Last week, for the first time in over a year, I felt the distinctive burn of ITB tendinitis flaring up in left knee and was finishing my weekly miles with some pretty sore knees.
Another thing I wondered with my spankin' new, cushy, traditional shoes: Why do my footstrikes sound so loud? At first I thought it was in my head, but no, after about 2 weeks and a few longer runs in these new pairs of shoes, I realized I was back to pounding the pavement just like before.
I just came in from my 28.35th mile of trail running since Monday and I feel great. Every mile has been run in a floppy, worn out, completely flat pair of New Balance Minimus MT10s, over 250 miles on them, toes ticking out of holes.
What's different? I haven't been slipping on wet logs and tripping on rocks. I can't really hear my footstrike. My knees and feet aren't sore.

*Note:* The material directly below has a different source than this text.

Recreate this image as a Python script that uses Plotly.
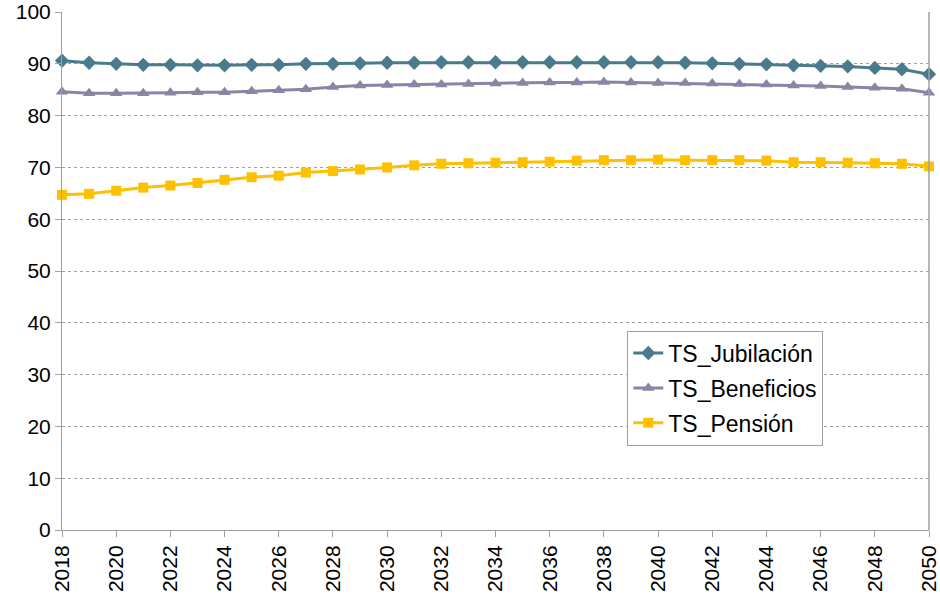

Should've stuck with what I knew. Now I'm pretty much out 3 new pairs of shoes and I've dug all older ones out of the dark corners of the garage…I suppose a shiny new pair of Brooks Cascadia 6s will be good for yardwork…but I'm afraid they're too bulky even for that.
___________________________________________________________________________So where have you blown it, deviated from a tried and true system, only to regret it?
Bought some shiny new wares, sold the old stuff, only to wish you could take it all back?Nov 25, 2011 at 7:57 pm #1805568"So where have you blown it, deviated from a tried and true system, only to regret it?"
Not exactly deviation from tried and true, but seems that when I buy something that is "just as good," it isn't. Then I end up buying what I should have bought in the first place.
Hey, I have some flaming orange shoes you can borrow until the MT110s come out :)
Nov 25, 2011 at 8:15 pm #1805574Oh man, where do I begin?
I'm guilty of changing what's proven in favor of entertaining the newest wild hair up my a$%, sometimes out of vain curiosity, occasionally out of boredom, and often out of foolishness. It's a learning process- some people solidify systems and measures that work for them early on and ride them out into the sunset, while others vacillate between proven systems and newfound ones before coming full circle. I'm the latter.
Nov 27, 2011 at 6:36 am #1805907Just out of curiosity, is this why you've been purging some premium gear lately? Getting back to basics?